Collaboration - Students co-design projects with peers, exercise shared-decision making, strengthen relational agency, resolve conflict, and assume leadership roles.
Critical Thinking & Problem Solving - Students consider a variety of innovative approaches to address and understand complex questions that are authentic and important to their communities.
Content Expertise - Students develop key competencies, skills, and dispositions with ample opportunities to apply knowledge and engage in work that matters to them.
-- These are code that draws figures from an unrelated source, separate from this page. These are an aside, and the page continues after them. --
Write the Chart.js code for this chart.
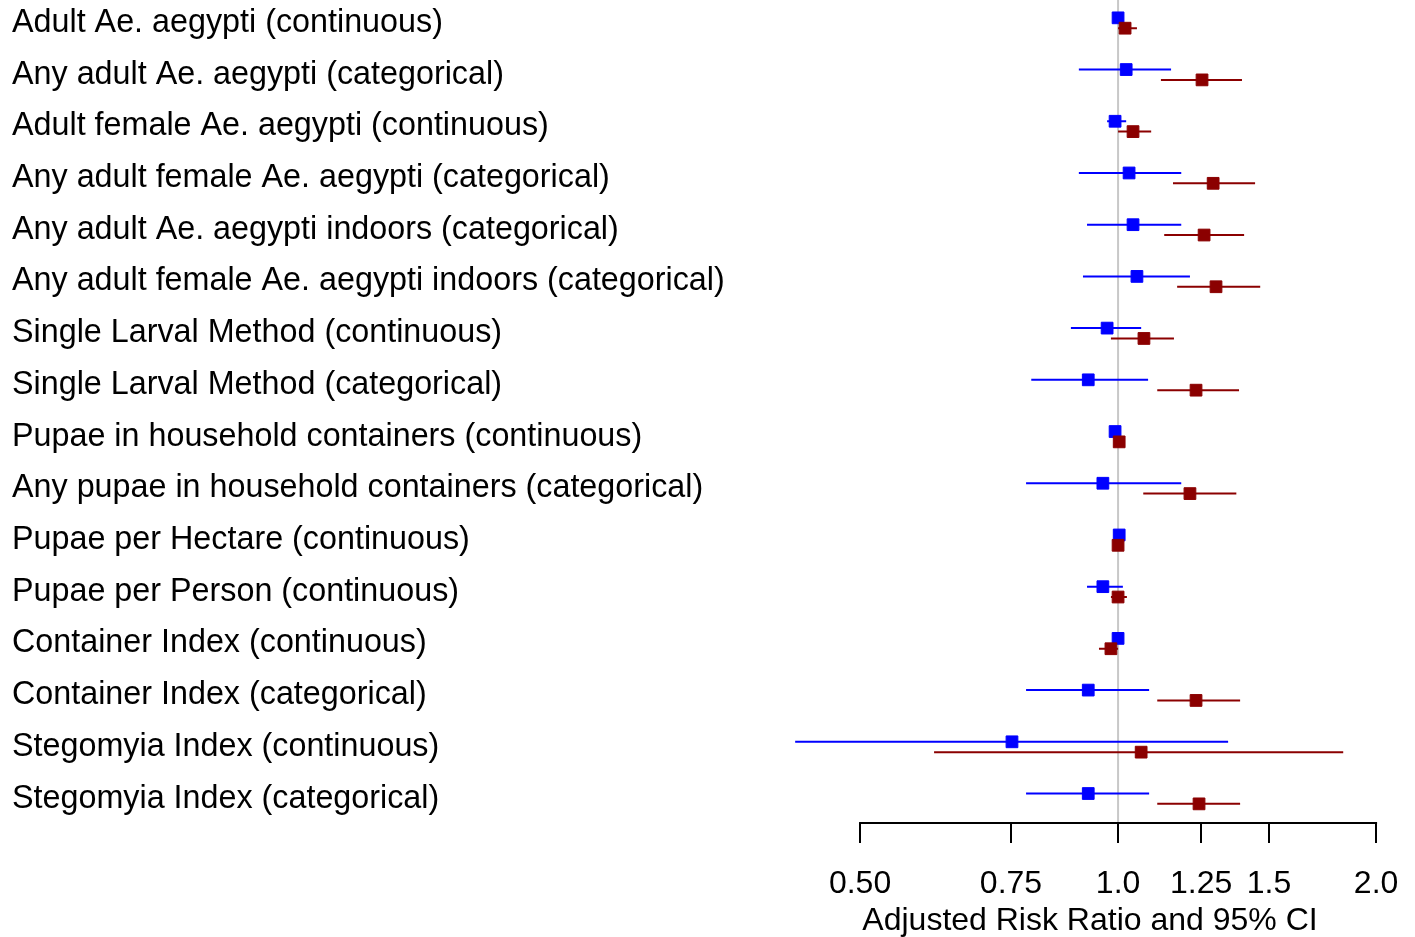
<!DOCTYPE html>
<html>
<head>
<meta charset="utf-8">
<script src="https://cdn.jsdelivr.net/npm/chart.js@4/dist/chart.umd.min.js"></script>
<style>
  body { margin: 0; background: #fff; }
  #wrap { width: 1415px; height: 937px; }
</style>
</head>
<body>
<div id="wrap"><canvas id="myChart"></canvas></div>
<script>
// row labels, top to bottom
var rowLabels = [
  'Adult Ae. aegypti (continuous)',
  'Any adult Ae. aegypti (categorical)',
  'Adult female Ae. aegypti (continuous)',
  'Any adult female Ae. aegypti (categorical)',
  'Any adult Ae. aegypti indoors (categorical)',
  'Any adult female Ae. aegypti indoors (categorical)',
  'Single Larval Method (continuous)',
  'Single Larval Method (categorical)',
  'Pupae in household containers (continuous)',
  'Any pupae in household containers (categorical)',
  'Pupae per Hectare (continuous)',
  'Pupae per Person (continuous)',
  'Container Index (continuous)',
  'Container Index (categorical)',
  'Stegomyia Index (continuous)',
  'Stegomyia Index (categorical)'
]
// blue series: risk ratio and 95% CI
var blueRR = [1.0, 1.022, 0.992, 1.030, 1.041, 1.052, 0.971, 0.923, 0.992, 0.960, 1.003, 0.960, 1.0, 0.923, 0.752, 0.923]
var blueLo = [0.995, 0.900, 0.971, 0.900, 0.920, 0.910, 0.881, 0.792, 0.985, 0.781, 0.998, 0.920, 0.995, 0.781, 0.420, 0.781]
var blueHi = [1.005, 1.153, 1.022, 1.185, 1.185, 1.213, 1.064, 1.084, 1.000, 1.185, 1.008, 1.013, 1.005, 1.087, 1.344, 1.087]
// red series: risk ratio and 95% CI
var redRR = [1.019, 1.253, 1.041, 1.291, 1.260, 1.301, 1.072, 1.233, 1.003, 1.213, 1.0, 1.0, 0.981, 1.233, 1.064, 1.243]
var redLo = [1.0, 1.122, 1.0, 1.159, 1.132, 1.172, 0.981, 1.111, 0.998, 1.070, 0.995, 0.981, 0.950, 1.111, 0.610, 1.111]
var redHi = [1.052, 1.395, 1.093, 1.445, 1.403, 1.465, 1.162, 1.384, 1.008, 1.374, 1.005, 1.024, 1.0, 1.388, 1.831, 1.388]
// x axis ticks
var xTicks = [0.5, 0.75, 1.0, 1.25, 1.5, 2.0]
var xTickLabels = ['0.50', '0.75', '1.0', '1.25', '1.5', '2.0']

var FONT = "'Liberation Sans', Arial, sans-serif"
var yMin = -0.445
var yMax = 15.47
var shift = 0.1

function points (vals, dy) {
  return vals.map(function (v, i) { return { x: v, y: i + dy } })
}
function whiskers (lo, hi, dy) {
  var out = []
  for (var i = 0; i < lo.length; i++) {
    out.push({ x: lo[i], y: i + dy }, { x: hi[i], y: i + dy }, { x: null, y: null })
  }
  return out
}

// axis line only between first and last tick
var axisLine = {
  id: 'axisLine',
  afterDraw: function (chart) {
    var x = chart.scales.x
    var c = chart.ctx
    c.save()
    c.strokeStyle = '#000'
    c.lineWidth = 2
    c.beginPath()
    c.moveTo(x.getPixelForValue(xTicks[0]) - 1, chart.chartArea.bottom)
    c.lineTo(x.getPixelForValue(xTicks[xTicks.length - 1]) + 1, chart.chartArea.bottom)
    c.stroke()
    c.restore()
  }
}

var ctx = document.getElementById('myChart')
/* eslint-disable no-unused-vars, no-undef */
var myChart = new Chart(ctx, {
  type: 'scatter',
  data: {
    datasets: [
      { data: points(redRR, shift), pointStyle: 'rect', pointRadius: 8.3, borderWidth: 1,
        backgroundColor: '#8B0000', borderColor: '#8B0000' },
      { data: points(blueRR, -shift), pointStyle: 'rect', pointRadius: 8.3, borderWidth: 1,
        backgroundColor: '#0000FF', borderColor: '#0000FF' },
      { data: whiskers(redLo, redHi, shift), showLine: true, pointRadius: 0,
        borderColor: '#8B0000', borderWidth: 2 },
      { data: whiskers(blueLo, blueHi, -shift), showLine: true, pointRadius: 0,
        borderColor: '#0000FF', borderWidth: 2 },
      { data: [{ x: 1, y: yMin }, { x: 1, y: yMax }], showLine: true, pointRadius: 0,
        borderColor: '#C8C8C8', borderWidth: 2 }
    ]
  },
  options: {
    responsive: true,
    maintainAspectRatio: false,
    animation: false,
    layout: { autoPadding: false, padding: { left: 12, right: 12, top: 0, bottom: 0 } },
    plugins: { legend: { display: false }, tooltip: { enabled: false } },
    scales: {
      x: {
        type: 'logarithmic',
        min: 0.4,
        max: 2.15,
        afterBuildTicks: function (s) { s.ticks = xTicks.map(function (v) { return { value: v } }) },
        afterFit: function (s) { s.height = 114; s.paddingLeft = 0; s.paddingRight = 0 },
        ticks: {
          autoSkip: false,
          maxRotation: 0,
          padding: 22,
          color: '#000',
          font: { family: FONT, size: 32 },
          callback: function (v, i) { return xTickLabels[i] }
        },
        grid: { drawOnChartArea: false, drawTicks: true, tickLength: 20, color: '#000', lineWidth: 2 },
        border: { display: false },
        title: {
          display: true,
          text: 'Adjusted Risk Ratio and 95% CI',
          color: '#000',
          font: { family: FONT, size: 32, lineHeight: 1.0 },
          padding: { top: 0, bottom: 0 }
        }
      },
      y: {
        type: 'linear',
        reverse: true,
        min: yMin,
        max: yMax,
        afterBuildTicks: function (s) { s.ticks = rowLabels.map(function (l, i) { return { value: i } }) },
        afterFit: function (s) { s.width = 765; s.paddingTop = 0; s.paddingBottom = 0 },
        ticks: {
          autoSkip: false,
          crossAlign: 'far',
          padding: 0,
          color: '#000',
          font: { family: FONT, size: 32.3 },
          callback: function (v, i) { return rowLabels[i] }
        },
        grid: { display: false },
        border: { display: false }
      }
    }
  },
  plugins: [axisLine]
})
</script>
</body>
</html>
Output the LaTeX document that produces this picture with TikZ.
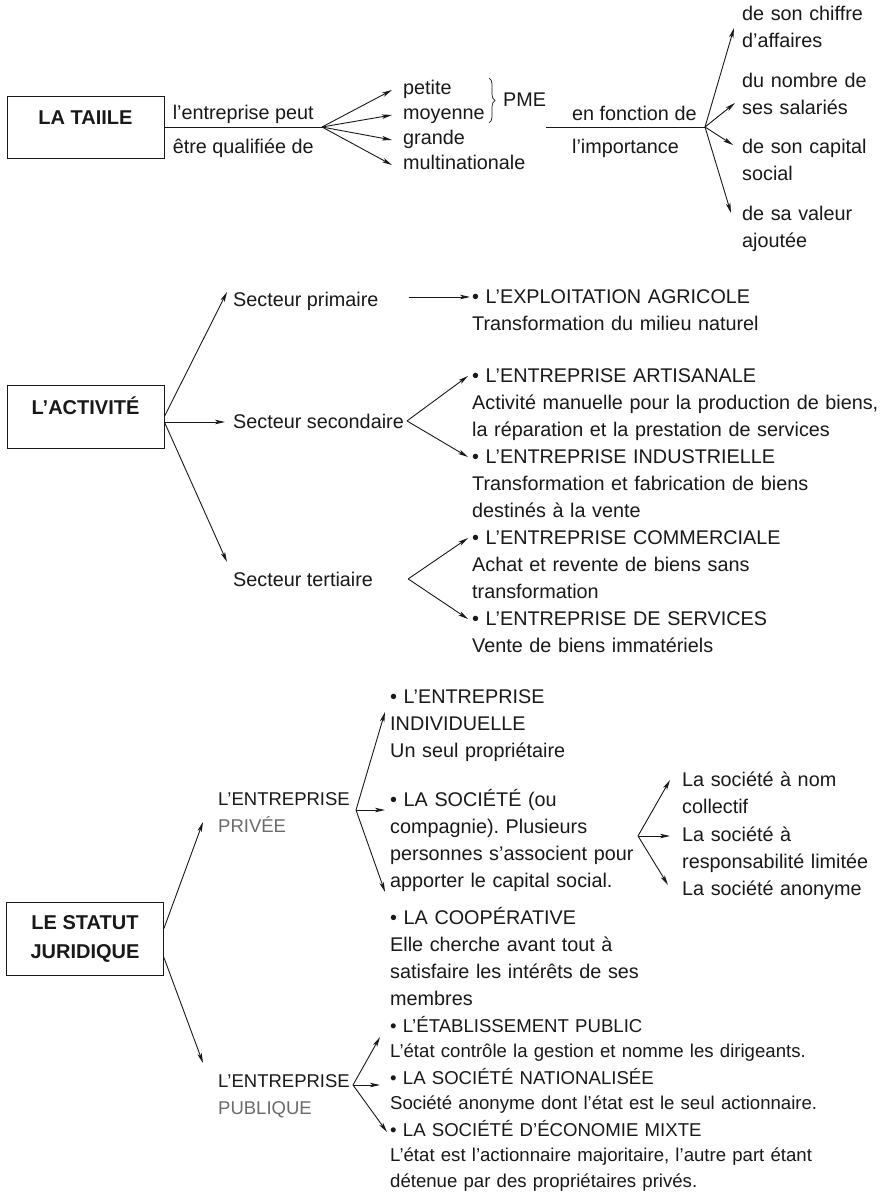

Self Directed Learning - Students use teacher and peer feedback and self-reflection to monitor and direct their own learning while building self knowledge both in and out of the classroom.
Products
Students will create sketchbook studies and mini art pieces to practice the 7 elements of art while labeling sports, hobbies, activities, and neighborhood places in Spanish. They will also produce interview notes, photo or observation references, vocabulary banks, and draft map layouts as they gather and organize information about what people do for fun in their community. In teams, they will design a bilingual neighborhood fun map with illustrated locations, symbols, and Spanish captions that describe where people play sports, spend time on hobbies, and join activities. The final showcase product will include the completed map, short oral presentations in Spanish, and artist statements comparing neighborhood leisure practices with those from Spanish-speaking cultures.
Launch
Open with a “¿Qué haces aquí?” neighborhood image walk using photos or a short video of parks, courts, art spaces, and community spots in Spanish-speaking communities and the local area; students react with beginner Spanish phrases about sports, hobbies, activities, and places. Then take students on a quick campus or neighborhood observation walk to notice where people spend free time, sketch what they see, and collect words they need to describe each place. Back in class, teams sort their observations into categories, compare local spaces with one example from a Spanish-speaking culture, and discuss how art elements like line, color, shape, and texture can help communicate the feeling of each location. End with a reveal of the challenge: create a bilingual neighborhood fun map with illustrated locations and Spanish captions that answer, “How can we use Spanish to show what people do for fun in our neighborhood?”
Exhibition
Host a “Diversión en el Barrio” gallery walk where student teams display their bilingual neighborhood fun maps alongside art studies showing how they used line, shape, color, texture, space, value, and form to communicate meaning. Invite families, peers, and school staff to circulate, ask questions in simple Spanish and English, and vote on places they would most like to visit for sports, hobbies, and activities. Each team gives a short live presentation in Spanish describing selected locations, what people do there, and one cultural comparison between local neighborhood activities and those from Spanish-speaking communities. End with a reflection wall where visitors leave feedback and students respond to what they learned about language, art, and community.